The Fed's argument for not "rescuing" Lehman has always been that L. didn't have sufficient collateral for continued/bridge support through the LLR function.

Apart from outright purchase of Treasuries (or Agencies more recently), the Fed's primary functional asset role is that of lender, not outright asset purchaser.

Interesting, the treasuries they purchase are supposed to serve as collateral against currency issued.

Although this latter interpretation would cause a loyal MMT'er to spew his soup.

5:22 AM  
Blogger winterspeak said...

windyanabasis & jkh:

Both good points which I accept.

Also, good to ponder actual reality when solyndra files for bankruptcy. I believe they enjoyed a half-billion dollar loan guarantee from the Federal Government, making their paper eligible for Bernanke.

Do we know if the bearded one loaded up when he could? Should Brian Harrison's salary be considered fiscal or monetary in nature?

Also, and you both may find this hard to believe, I'm not categorically opposed to the Fed being an asset purchaser.

9:49 AM  
Blogger W. Peden said...


Not delusional- just misinformed. You have been taught that everyone except MMT'ers subscribe to the money multiplier story; that the money supply is endogenous; and that MMT is a decent theory of how money works in a real-world modern economy. In my experience, those whose primary source of knowledge about a subject has been cranks are always surprised when they find that the non-crank views aren't as ridiculous as they were told. They may even confuse this realisation with successful persuasion.

For example, I've know people to say that I'm "accepting MMT" when I say that loans create deposits. The same people are usually amazed to find out that purchases of securities create deposits as well, or that a bank might sell cash for a security even if it doesn't want to lock up that cash in a vault forever.

9:25 AM  
Blogger W. Peden said...

* Accept cash for a security.

10:09 AM  
Blogger W. Peden said...

* Or hold so much cash as a proportion of its balance sheet.

11:37 AM  
Blogger sparc5 said...

@WP No, not only MMTers say loans create deposits

Comment on this site, New Economic Perspectives of KC, and Billy Blog to get highly informed responses to your question.
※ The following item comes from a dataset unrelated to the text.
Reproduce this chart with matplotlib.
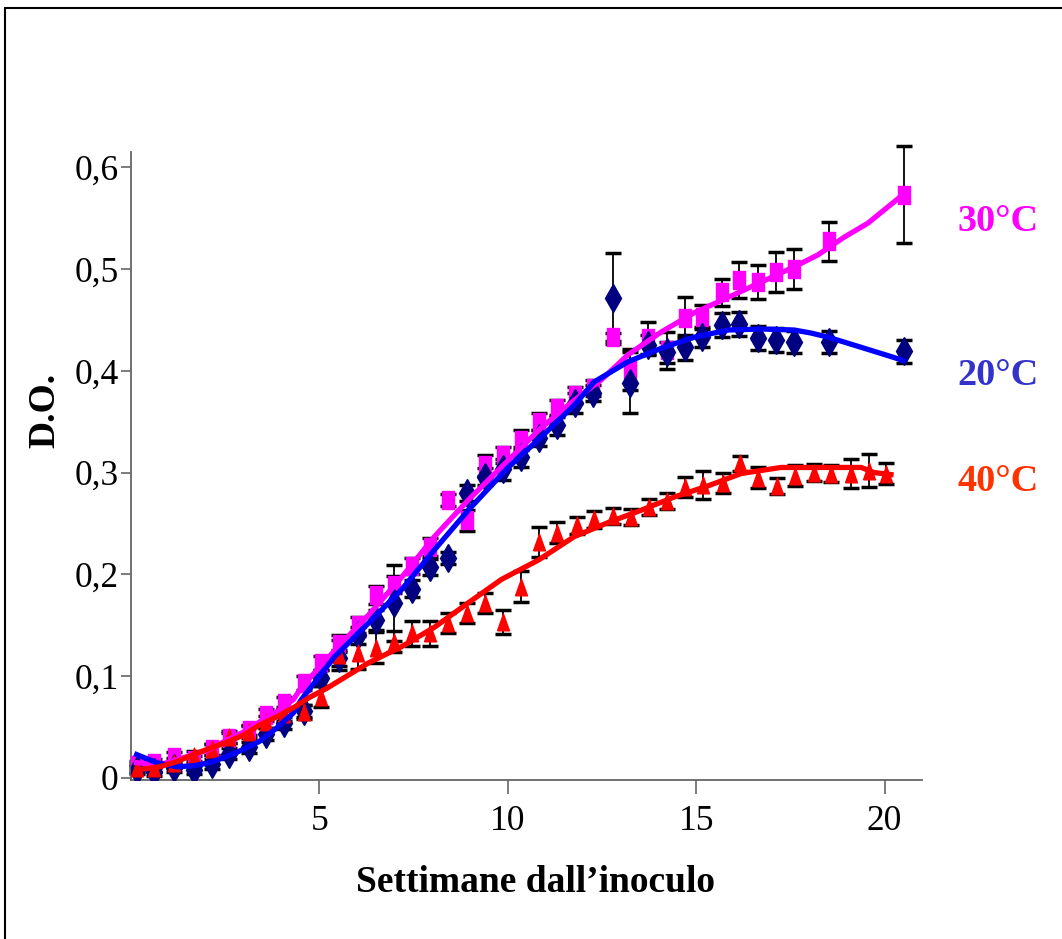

Not every student is equally knowledgeable, and the teachers often respond.

Lastly all you did was rant without addressing the substance of this post. No wonder no one answered you.

9:43 AM  
Blogger Scott Sumner said...

I'm very late to finding this post, I'll just say I never said anything even close to what you claim I said about bridge building.

7:43 AM  
Blogger winterspeak said...



Clearly there is great confusion (at least in my head) about just what constitutes "unconventional"monetary policy.
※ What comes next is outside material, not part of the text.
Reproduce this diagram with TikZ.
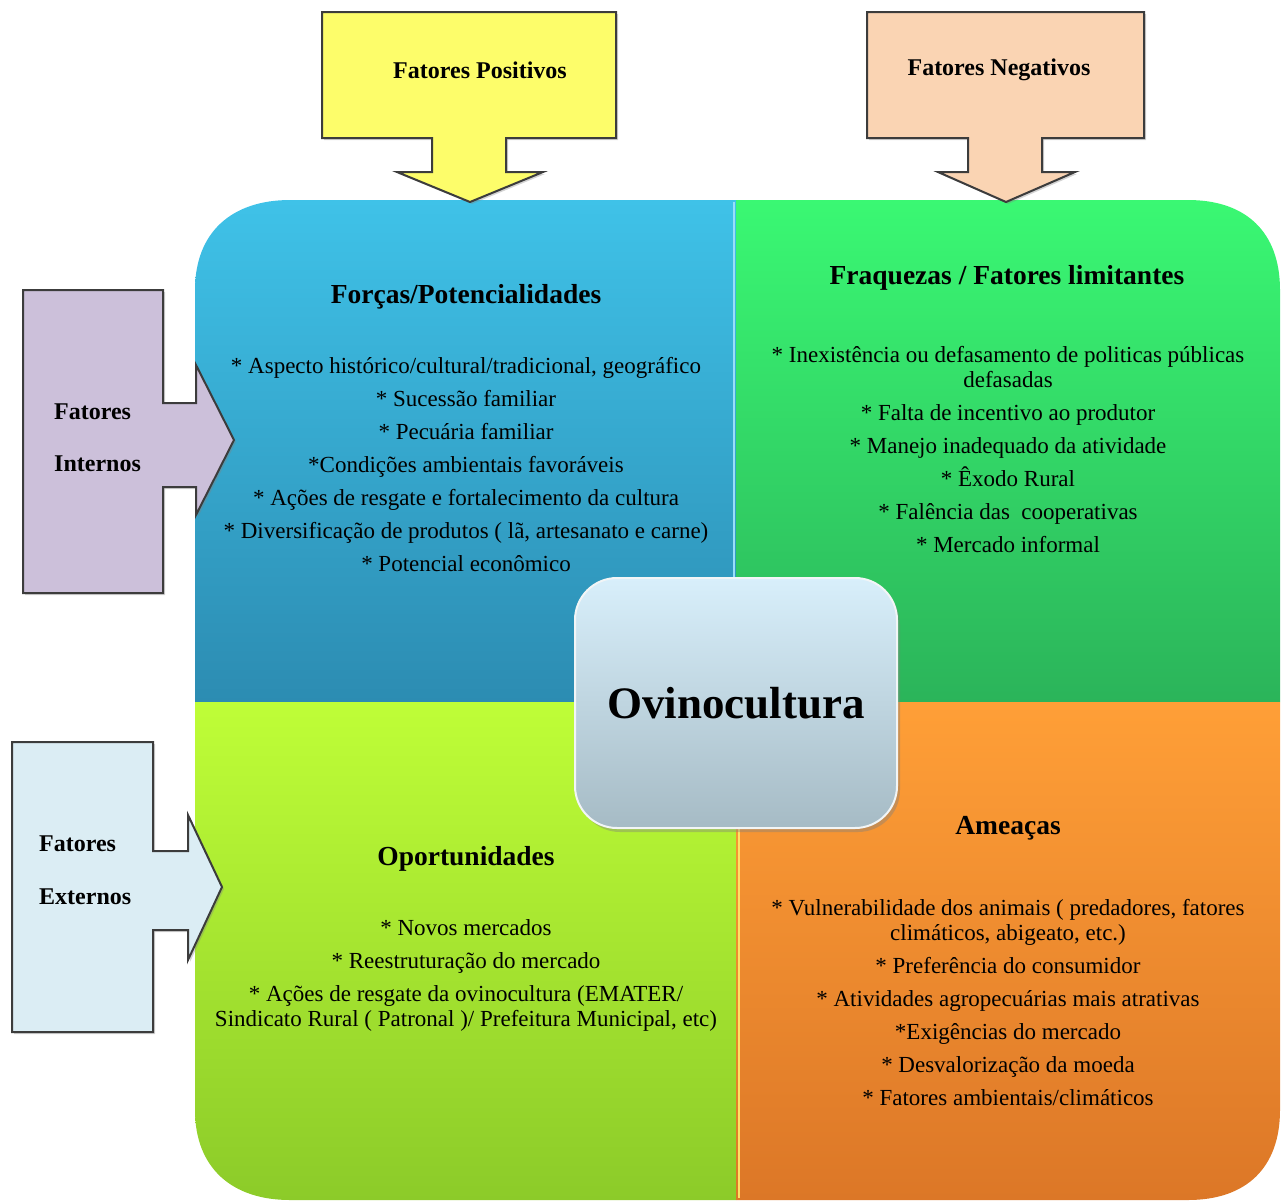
\documentclass[tikz,border=0pt]{standalone}
\usepackage{fontspec}
\setmainfont{Liberation Serif}
\usetikzlibrary{shadows}
\definecolor{bluetop}{HTML}{3FC2E8}
\definecolor{bluebot}{HTML}{2C8CB2}
\definecolor{greentop}{HTML}{3AF873}
\definecolor{greenbot}{HTML}{2BB45A}
\definecolor{limetop}{HTML}{BFFE37}
\definecolor{limebot}{HTML}{8CCB29}
\definecolor{orangetop}{HTML}{FF9F37}
\definecolor{orangebot}{HTML}{DC7727}
\definecolor{yellowbox}{HTML}{FDFD6A}
\definecolor{peachbox}{HTML}{FAD4B3}
\definecolor{lilacbox}{HTML}{CCC0DA}
\definecolor{paleblue}{HTML}{DBEDF4}
\definecolor{edgegray}{HTML}{3C3C3C}
\definecolor{ctrtop}{HTML}{D8EFFB}
\definecolor{ctrbot}{HTML}{A6BBC5}
\tikzset{
  arrowshape/.style={draw=edgegray, line width=2pt, line join=miter,
    drop shadow={shadow xshift=2pt, shadow yshift=-2pt, opacity=0.35}},
  sidelabel/.style={font=\fontsize{24}{28}\selectfont\bfseries, inner sep=0pt},
  quadtitle/.style={font=\fontsize{27.5}{31}\selectfont\bfseries, inner sep=0pt},
  listtext/.style={font=\fontsize{23}{25}\selectfont, align=center, inner sep=0pt},
}
\begin{document}
\begin{tikzpicture}[x=1pt,y=-1pt]
\useasboundingbox (0,0) rectangle (1285,1200);

% quadrants
\path[top color=bluetop, bottom color=bluebot]
  (195,702) -- (195,290) .. controls (195,232) and (232,200) .. (290,200)
  -- (736,200) -- (736,702) -- cycle;
\path[top color=greentop, bottom color=greenbot]
  (736,200) -- (1188,200) .. controls (1246,200) and (1280,232) .. (1280,290)
  -- (1280,702) -- (736,702) -- cycle;
\path[top color=limetop, bottom color=limebot]
  (195,702) -- (736,702) -- (736,1200) -- (290,1200)
  .. controls (232,1200) and (195,1168) .. (195,1110) -- cycle;
\path[top color=orangetop, bottom color=orangebot]
  (736,702) -- (1280,702) -- (1280,1110)
  .. controls (1280,1168) and (1246,1200) .. (1188,1200) -- (736,1200) -- cycle;
\draw[cyan!40, line width=2pt] (734,202) -- (734,700);
\draw[yellow!70!orange!60, line width=2pt] (739,704) -- (739,1198);

% arrows
\draw[arrowshape, fill=yellowbox]
  (322,12) -- (616,12) -- (616,138) -- (506,138) -- (506,172) -- (543,172)
  -- (470,202) -- (397,172) -- (432,172) -- (432,138) -- (322,138) -- cycle;
\draw[arrowshape, fill=peachbox]
  (867,12) -- (1144,12) -- (1144,138) -- (1042,138) -- (1042,172) -- (1075,172)
  -- (1006,202) -- (938,172) -- (968,172) -- (968,138) -- (867,138) -- cycle;
\draw[arrowshape, fill=lilacbox]
  (23,290) -- (163,290) -- (163,403) -- (196,403) -- (196,365) -- (234,440)
  -- (196,515) -- (196,487) -- (163,487) -- (163,593) -- (23,593) -- cycle;
\draw[arrowshape, fill=paleblue]
  (12,742) -- (153,742) -- (153,851) -- (188,851) -- (188,815) -- (222,887)
  -- (188,960) -- (188,930) -- (153,930) -- (153,1032) -- (12,1032) -- cycle;

\node[sidelabel] (pos) at (480,70) {Fatores Positivos};
\node[sidelabel] (neg) at (999,70) {Fatores Negativos};
\node[sidelabel, anchor=west] (int1) at (54,412) {Fatores};
\node[sidelabel, anchor=west] (int2) at (54,464) {Internos};
\node[sidelabel, anchor=west] (ext1) at (39,844) {Fatores};
\node[sidelabel, anchor=west] (ext2) at (39,897) {Externos};

% titles
\node[quadtitle] (tf) at (466,297) {Forças/Potencialidades};
\node[quadtitle] (tw) at (1007,278) {Fraquezas / Fatores limitantes};
\node[quadtitle] (to) at (466,859) {Oportunidades};
\node[quadtitle] (tt) at (1008,828) {Ameaças};

% lists
\node[listtext, anchor=north] (lf) at (466,357) {%
* Aspecto histórico/cultural/tradicional, geográfico\\[8pt]
* Sucessão familiar\\[8pt]
* Pecuária familiar\\[8pt]
*Condições ambientais favoráveis\\[8pt]
* Ações de resgate e fortalecimento da cultura\\[8pt]
* Diversificação de produtos ( lã, artesanato e carne)\\[8pt]
* Potencial econômico};
\node[listtext, anchor=north] (lw) at (1008,346) {%
* Inexistência ou defasamento de politicas públicas\\
defasadas\\[8pt]
* Falta de incentivo ao produtor\\[8pt]
* Manejo inadequado da atividade\\[8pt]
* Êxodo Rural\\[8pt]
* Falência das \ cooperativas\\[8pt]
* Mercado informal};
\node[listtext, anchor=north] (lo) at (466,919) {%
* Novos mercados\\[8pt]
* Reestruturação do mercado\\[8pt]
* Ações de resgate da ovinocultura (EMATER/\\
Sindicato Rural ( Patronal )/ Prefeitura Municipal, etc)};
\node[listtext, anchor=north] (lt) at (1008,899) {%
* Vulnerabilidade dos animais ( predadores, fatores\\
climáticos, abigeato, etc.)\\[8pt]
* Preferência do consumidor\\[8pt]
* Atividades agropecuárias mais atrativas\\[8pt]
*Exigências do mercado\\[8pt]
* Desvalorização da moeda\\[8pt]
* Fatores ambientais/climáticos};

% centre
\node[draw=white!85!ctrbot, line width=2pt, rounded corners=42pt,
  minimum width=322pt, minimum height=250pt,
  top color=ctrtop, bottom color=ctrbot,
  drop shadow={shadow xshift=3pt, shadow yshift=-4pt, opacity=0.4},
  font=\fontsize{45}{50}\selectfont\bfseries] (ctr) at (736,703) {Ovinocultura};
\end{tikzpicture}
\end{document}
Buying and selling Treasuries to control short term interest rates is conventional monetary policy -- yes?

Buying and selling Treasuries to control longer term interest rates is unconventional monetary policy -- yes?

Buying and selling non-Treasury Government backed securities, such as RMBS, is unconventional monetary policy -- yes?

The Fed buying solyndra government guaranteed debt would be unconventional monetary policy -- yes?

Buying a bridge -- no longer monetary policy!

Am I correct in this now?

7:54 AM  
Anonymous Anonymous said...


scott sumner believes monetary policy is accomplished through changing expectations. he doesn't really care about what actually happens in any of those transactions you've listed. it's simply good enough for the fed to say it is targeting a certain NGDP level and everyone will jump sufficiently. partly why he doesn't care about banks or really make much effort to understand financial markets

see nick rowe on this as well:

a beauty from rsj:

"As an aside, arguing that "CB communications strategies" is what is needed to address mass unemployment has to be the logical end-game of our modern day rabbit hole economics. Keynes would be weeping, and with good reason."

7:39 PM  
Blogger winterspeak said...

hasn't Bernanke already been quite open about wanting higher NGDP?

Was this considered "unconventional"? Is it working?